In conclusion, let me ask you a few questions: Have you left the Father and the Father’s house? How long has it been since you left? How long have you been living in a far country, seeking happiness in stubbornness and independence and autonomy? Let me ask you another question. Have you experienced God’s sovereign dealings of afflictions in your life? If so, did you wonder what God was telling you through those afflictions?
God calls us back to himself through pain, poverty, sickness, depression, misery, loneliness, and frustrations. If you have not found happiness in independence, I challenge you to begin to think clearly and see what God is calling you to do. I exhort you to rise today, right now, and return to God. The prodigal said, “I will arise and go,” and he did so immediately. His was not a phony promise. God worked in the prodigal and brought about authentic repentance.
I counsel you to take a new direction even today toward God and his kingdom, his word, and his church. Go to him and take words with you, saying, “O God, I have sinned against you. Sin has been my problem-sin against you, primarily, and against other people.” Then pray, “Have mercy upon me, a sinner.” The heavenly Father is waiting for you, and his compassion has not dried up. It is ever-flowing in great abundance.
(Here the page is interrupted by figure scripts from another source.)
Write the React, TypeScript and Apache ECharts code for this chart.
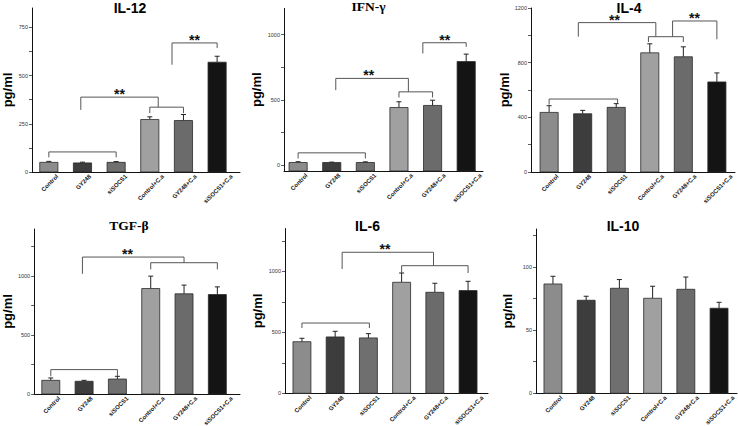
import React, { useEffect, useRef } from 'react';
import * as echarts from 'echarts';

// ---------- data ----------
const categories = ['Control', 'GY248', 'siSOCS1', 'Control+C.a', 'GY248+C.a', 'siSOCS1+C.a'];

const il12Mean = [50, 47, 50, 272, 267, 569];
const il12Err = [5, 4, 4, 14, 31, 31];
const ifnMean = [20, 20, 20, 441, 457, 793];
const ifnErr = [6, 3, 5, 44, 40, 57];
const il4Mean = [436, 426, 473, 872, 843, 659];
const il4Err = [49, 25, 27, 66, 73, 66];
const tgfMean = [116, 108, 127, 895, 850, 844];
const tgfErr = [20, 8, 23, 105, 74, 65];
const il6Mean = [423, 462, 454, 910, 828, 842];
const il6Err = [28, 46, 35, 76, 74, 76];
const il10Mean = [86.5, 73.6, 83.1, 75.2, 82.3, 67.3];
const il10Err = [6.1, 3.2, 6.9, 9.5, 9.7, 4.7];

// brackets: [fromCategory, toCategory, level, leftLegEnd, rightLegEnd]
const il12Brackets = [[0, 2, 104, 76, 76], [0.95, 3.25, 388, 322, 336], [3, 4, 336, 305, 305], [3.66, 5, 669, 556, 643]];
const ifnBrackets = [[0, 2, 94, 51, 51], [1.12, 3.28, 664, 574, 561], [3, 4, 561, 518, 518], [3.71, 5, 937, 855, 906]];
const il4Brackets = [[0, 2.04, 534, 493, 505], [0.87, 3.18, 1093, 990, 990], [2.96, 4, 990, 951, 951], [3.68, 5, 1105, 990, 971]];
const tgfBrackets = [[0, 2, 207, 150, 150], [0.95, 4, 1162, 1020, 1114], [3, 5, 1114, 1057, 1057]];
const il6Brackets = [[0, 2.03, 576, 535, 535], [1.21, 3.96, 1156, 1019, 1046], [3, 5, 1046, 986, 986]];
const il10Brackets: number[][] = [];

// significance marks: [category position, bracket level]
const il12Stars = [[2.1, 388], [4.33, 669]];
const ifnStars = [[2.1, 664], [4.36, 937]];
const il4Stars = [[1.95, 1093], [4.33, 1105]];
const tgfStars = [[2.3, 1162]];
const il6Stars = [[2.5, 1156]];
const il10Stars: number[][] = [];

// tick labels / tick marks
const il12TickLabels = [0, 250, 500, 750];
const il12Ticks = [0, 125, 250, 375, 500, 625, 750];
const ifnTickLabels = [0, 500, 1000];
const ifnTicks = [0, 250, 500, 750, 1000];
const il4TickLabels = [0, 400, 800, 1200];
const il4Ticks = [0, 200, 400, 600, 800, 1000, 1200];
const tgfTickLabels = [0, 500, 1000];
const tgfTicks = [0, 250, 500, 750, 1000, 1250];
const il6TickLabels = [0, 500, 1000];
const il6Ticks = [0, 250, 500, 750, 1000, 1250];
const il10TickLabels = [0, 50, 100];
const il10Ticks = [0, 25, 50, 75, 100, 125];

// ---------- style ----------
const barColors = ['#8c8c8c', '#3d3d3d', '#6f6f6f', '#a0a0a0', '#6b6b6b', '#141414'];
const SANS = '"Liberation Sans", Arial, sans-serif';
const SERIF = '"Liberation Serif", "Times New Roman", serif';
const LABEL_FS = 6;

const panels = [
  { title: 'IL-12', serif: false, mean: il12Mean, err: il12Err, brackets: il12Brackets, stars: il12Stars,
    yMin: 0, yMax: 850, labels: il12TickLabels, ticks: il12Ticks, xMin: -0.5, xMax: 5.68,
    grid: { left: 32, top: 8, width: 208, height: 164 }, tx: 130, ty: 7.5, nameGap: 18 },
  { title: 'IFN-γ', serif: true, mean: ifnMean, err: ifnErr, brackets: ifnBrackets, stars: ifnStars,
    yMin: -45, yMax: 1200, labels: ifnTickLabels, ticks: ifnTicks, xMin: -0.42, xMax: 5.5,
    grid: { left: 284, top: 8.4, width: 199, height: 162.6 }, tx: 368.5, ty: 6.5, nameGap: 21 },
  { title: 'IL-4', serif: false, mean: il4Mean, err: il4Err, brackets: il4Brackets, stars: il4Stars,
    yMin: 0, yMax: 1200, labels: il4TickLabels, ticks: il4Ticks, xMin: -0.54, xMax: 5.54,
    grid: { left: 531, top: 8, width: 204, height: 164 }, tx: 629, ty: 7.5, nameGap: 20 },
  { title: 'TGF-β', serif: true, mean: tgfMean, err: tgfErr, brackets: tgfBrackets, stars: tgfStars,
    yMin: 0, yMax: 1400, labels: tgfTickLabels, ticks: tgfTicks, xMin: -0.5, xMax: 5.68,
    grid: { left: 32, top: 229, width: 208, height: 165 }, tx: 129, ty: 225.5, nameGap: 18 },
  { title: 'IL-6', serif: false, mean: il6Mean, err: il6Err, brackets: il6Brackets, stars: il6Stars,
    yMin: 0, yMax: 1350, labels: il6TickLabels, ticks: il6Ticks, xMin: -0.51, xMax: 5.6,
    grid: { left: 285, top: 228.6, width: 203, height: 164.7 }, tx: 367.5, ty: 225.5, nameGap: 21 },
  { title: 'IL-10', serif: false, mean: il10Mean, err: il10Err, brackets: il10Brackets, stars: il10Stars,
    yMin: 0, yMax: 130, labels: il10TickLabels, ticks: il10Ticks, xMin: -0.51, xMax: 5.54,
    grid: { left: 536, top: 229, width: 201, height: 164.3 }, tx: 623, ty: 225.5, nameGap: 22 },
];

let measureCtx: CanvasRenderingContext2D | null = null;
function textWidth(t: string, font: string, fs: number) {
  if (!measureCtx) {
    const c = document.createElement('canvas');
    measureCtx = c.getContext('2d');
  }
  if (!measureCtx) return t.length * fs * 0.56;
  measureCtx.font = font;
  return measureCtx.measureText(t).width;
}

function buildOption() {
  const grids: any[] = [];
  const xAxes: any[] = [];
  const yAxes: any[] = [];
  const series: any[] = [];
  const graphics: any[] = [];

  panels.forEach((p, k) => {
    grids.push({ ...p.grid, containLabel: false });
    xAxes.push({
      gridIndex: k, type: 'value', min: p.xMin, max: p.xMax,
      axisLine: { show: true, onZero: false, lineStyle: { color: '#111', width: 1 } },
      axisTick: { show: false }, axisLabel: { show: false }, splitLine: { show: false },
    });
    yAxes.push({
      gridIndex: k, type: 'value', min: p.yMin, max: p.yMax,
      axisLine: { show: true, onZero: false, lineStyle: { color: '#111', width: 1 } },
      axisTick: { show: true, length: 3, inside: false, customValues: p.ticks, lineStyle: { color: '#333', width: 0.8 } },
      axisLabel: {
        show: true, customValues: p.labels, fontSize: 5.5, margin: 4, color: '#333', fontFamily: SANS,
        formatter: (v: number) => String(v),
      },
      splitLine: { show: false },
      name: 'pg/ml', nameLocation: 'middle', nameGap: p.nameGap,
      nameTextStyle: { fontSize: 13, fontWeight: 'bold', color: '#000', fontFamily: SANS },
    });

    graphics.push({
      type: 'text', x: p.tx, y: p.ty,
      style: {
        text: p.title, fill: '#000',
        fontSize: p.serif ? 13.5 : 14, fontWeight: 'bold', fontFamily: p.serif ? SERIF : SANS,
        align: 'center', verticalAlign: 'middle',
      },
    });

    const yMin = p.yMin;
    series.push({
      type: 'custom', xAxisIndex: k, yAxisIndex: k, clip: false, silent: true,
      data: p.mean.map((m, i) => [i, m, p.err[i]]),
      renderItem: (params: any, api: any) => {
        const i = api.value(0);
        const v = api.value(1);
        const e = api.value(2);
        const base = api.coord([i, yMin]);
        const top = api.coord([i, v]);
        const et = api.coord([i, v + e]);
        const bw = api.size([1, 0])[0] * 0.54;
        const label = categories[i];
        const font = `bold ${LABEL_FS}px ${SANS}`;
        const tw = textWidth(label, font, LABEL_FS);
        const half = ((tw + LABEL_FS * 0.9) * Math.SQRT1_2) / 2;
        return {
          type: 'group',
          children: [
            { type: 'line', shape: { x1: top[0], y1: top[1], x2: et[0], y2: et[1] }, style: { stroke: '#222', lineWidth: 1 } },
            { type: 'line', shape: { x1: et[0] - 2.5, y1: et[1], x2: et[0] + 2.5, y2: et[1] }, style: { stroke: '#222', lineWidth: 1 } },
            {
              type: 'rect', shape: { x: top[0] - bw / 2, y: top[1], width: bw, height: base[1] - top[1] },
              style: { fill: barColors[i], stroke: '#2a2a2a', lineWidth: 0.8 },
            },
            {
              type: 'text', x: base[0] + 1, y: base[1] + 1.5 + half, rotation: Math.PI / 4,
              style: {
                text: label, fill: '#111', fontSize: LABEL_FS, fontWeight: 'bold', fontFamily: SANS,
                align: 'center', verticalAlign: 'middle',
              },
            },
          ],
        };
      },
    });

    if (p.brackets.length) {
      series.push({
        type: 'custom', xAxisIndex: k, yAxisIndex: k, clip: false, silent: true,
        data: p.brackets,
        renderItem: (params: any, api: any) => {
          const x1 = api.value(0), x2 = api.value(1), y = api.value(2), l1 = api.value(3), l2 = api.value(4);
          const a = api.coord([x1, l1]);
          const b = api.coord([x1, y]);
          const c = api.coord([x2, y]);
          const d = api.coord([x2, l2]);
          return {
            type: 'polyline', shape: { points: [a, b, c, d] },
            style: { stroke: '#555', lineWidth: 1, fill: null },
          };
        },
      });
    }
    if (p.stars.length) {
      series.push({
        type: 'custom', xAxisIndex: k, yAxisIndex: k, clip: false, silent: true,
        data: p.stars,
        renderItem: (params: any, api: any) => {
          const pt = api.coord([api.value(0), api.value(1)]);
          return {
            type: 'text', x: pt[0], y: pt[1] + 4,
            style: {
              text: '**', fill: '#111', fontSize: 14, fontWeight: 'bold', fontFamily: SANS,
              align: 'center', verticalAlign: 'bottom',
            },
          };
        },
      });
    }
  });

  return {
    animation: false,
    backgroundColor: '#fff',
    grid: grids,
    xAxis: xAxes,
    yAxis: yAxes,
    series,
    graphic: graphics,
  };
}

export default function App() {
  const ref = useRef<HTMLDivElement>(null);
  useEffect(() => {
    if (!ref.current) return;
    const chart = echarts.init(ref.current, null, { renderer: 'svg' });
    chart.setOption(buildOption() as any);
    return () => chart.dispose();
  }, []);
  return <div ref={ref} style={{ position: 'absolute', left: 0, top: 0, width: 738, height: 426 }} />;
}
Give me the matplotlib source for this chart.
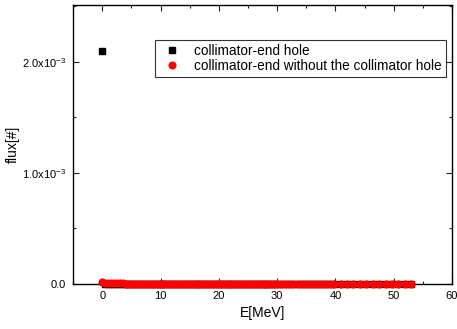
import numpy as np
import matplotlib
matplotlib.use('Agg')
from matplotlib import pyplot as plt
from matplotlib.ticker import MultipleLocator, FuncFormatter

plt.rcParams['font.family'] = ['Liberation Sans', 'DejaVu Sans']
plt.rcParams['mathtext.fontset'] = 'custom'
plt.rcParams['mathtext.rm'] = 'Liberation Sans'

# energy bins [MeV]
energy = [0, 0.5, 1, 1.5, 2, 2.5, 3, 3.5, 4, 4.5, 5, 5.5, 6, 6.5, 7, 7.5,
          8, 8.5, 9, 9.5, 10, 10.5, 11, 11.5, 12, 12.5, 13, 13.5, 14, 14.5,
          15, 15.5, 16, 16.5, 17, 17.5, 18, 18.5, 19, 19.5, 20, 20.5, 21,
          21.5, 22, 22.5, 23, 23.5, 24, 24.5, 25, 25.5, 26, 26.5, 27, 27.5,
          28, 28.5, 29, 29.5, 30,
          30.7, 31.4, 32.1, 32.8, 33.5, 34.2, 34.9, 35.6, 36.3, 37.0, 37.7,
          38.4, 39.1, 39.8,
          40.9, 42.0, 43.1, 44.2, 45.3, 46.4, 47.5, 48.6, 49.7, 50.8, 51.9,
          53.0]

# collimator-end hole  (units of 1e-6)
flux_hole = [2100, 3.0, 2.8, 2.6, 2.4, 2.2, 2.0, 1.9, 1.8, 1.7, 1.6, 1.5,
             1.4, 1.3, 1.3, 1.2, 1.2, 1.1, 1.1, 1.0, 1.0, 0.9, 0.9, 0.9,
             0.8, 0.8, 0.8, 0.7, 0.7, 0.7, 0.6, 0.6, 0.6, 0.6, 0.5, 0.5,
             0.5, 0.5, 0.5, 0.4, 0.4, 0.4, 0.4, 0.4, 0.4, 0.3, 0.3, 0.3,
             0.3, 0.3, 0.3, 0.3, 0.3, 0.2, 0.2, 0.2, 0.2, 0.2, 0.2, 0.2,
             0.2, 0.2, 0.2, 0.2, 0.2, 0.1, 0.1, 0.1, 0.1, 0.1, 0.1, 0.1,
             0.1, 0.1, 0.1, 0.1, 0.1, 0.1, 0.1, 0.1, 0.1, 0.1, 0.1, 0.1,
             0.1, 0.1, 0.1]

# collimator-end without the collimator hole  (units of 1e-6)
flux_nohole = [18.0, 7.0, 6.0, 5.5, 5.0, 4.6, 4.3, 4.0, 3.8, 3.6, 3.4, 3.2,
               3.0, 2.9, 2.8, 2.7, 2.6, 2.5, 2.4, 2.3, 2.2, 2.1, 2.0, 1.9,
               1.9, 1.8, 1.7, 1.7, 1.6, 1.5, 1.5, 1.4, 1.4, 1.3, 1.3, 1.2,
               1.2, 1.1, 1.1, 1.0, 1.0, 1.0, 0.9, 0.9, 0.9, 0.8, 0.8, 0.8,
               0.7, 0.7, 0.7, 0.7, 0.6, 0.6, 0.6, 0.6, 0.5, 0.5, 0.5, 0.5,
               0.5, 0.4, 0.4, 0.4, 0.4, 0.4, 0.3, 0.3, 0.3, 0.3, 0.3, 0.3,
               0.2, 0.2, 0.2, 0.2, 0.2, 0.2, 0.2, 0.1, 0.1, 0.1, 0.1, 0.1,
               0.1, 0.1, 0.1]


def ylabel_fmt(v, pos):
    if abs(v) < 1e-12:
        return '0.0'
    m = v / 1e-3
    return r'%.1fx10$^{-3}$' % m


fig = plt.figure(figsize=(4.57, 3.29), dpi=100)
ax = fig.add_axes([0.160, 0.137, 0.829, 0.848])

ax.plot(energy, np.array(flux_hole) * 1e-6, linestyle='none', marker='s',
        color='black', markersize=5, label='collimator-end hole',
        zorder=2, clip_on=False)
ax.plot(energy, np.array(flux_nohole) * 1e-6, linestyle='none', marker='o',
        color='red', markersize=4.8,
        label='collimator-end without the collimator hole',
        zorder=3, clip_on=False)

ax.set_xlim(-5, 60)
ax.set_ylim(0, 2.51e-3)
ax.xaxis.set_major_locator(MultipleLocator(10))
ax.xaxis.set_minor_locator(MultipleLocator(5))
ax.yaxis.set_major_locator(MultipleLocator(1e-3))
ax.yaxis.set_minor_locator(MultipleLocator(5e-4))
ax.yaxis.set_major_formatter(FuncFormatter(ylabel_fmt))
ax.tick_params(which='both', direction='in', top=True, right=True,
               labelsize=8, color='#222222')
ax.tick_params(which='major', length=4, width=0.8, pad=5)
ax.tick_params(which='minor', length=2.5, width=0.8)
for s in ax.spines.values():
    s.set_linewidth(1.0)

ax.set_xlabel('E[MeV]', fontsize=10, labelpad=4)
ax.set_ylabel('flux[#]', fontsize=10, labelpad=2)

leg = ax.legend(loc='upper right', bbox_to_anchor=(0.984, 0.875),
                fontsize=9.8, frameon=True, fancybox=False, borderpad=0.3,
                handletextpad=0.6, labelspacing=0.1, markerscale=1.0,
                borderaxespad=0)
leg.get_frame().set_edgecolor('black')
leg.get_frame().set_linewidth(0.8)

plt.savefig('out.png', dpi=100)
What will happen if we do these things? God tells us he will forgive us all our sins and blot out all our transgressions. He promises to remember them no more, casting them behind his back and burying them in the deepest ocean. And when we experience such total forgiveness and restoration to fellowship from God, we will discover that which we wanted to find in the far country-happiness in his presence, fullness of joy, and pleasures evermore on his right hand.
If you are a prodigal son, I urge you to leave the far country, leave your sin and misery, and return to God. He whose love is beyond measure, our heavenly Father, is waiting for you, and promises to welcome you and forgive you. Isaiah tells us, “Seek the Lord while he may be found; call on him while he is near. Let the wicked forsake his way and the evil man his thoughts. Let him turn to the Lord, and he will have mercy upon him, and to our God, and he will freely pardon” (Isaiah 55:6-7).
I pray that each of us will take new direction this year, going away from sin, arrogance, autonomy, and misery, and going toward the kingdom of God. May God have mercy upon us, forgive us all our sins, and cleanse us from all unrighteousness, that we may experience today and forevermore the never-ending happiness of life in his presence. Amen.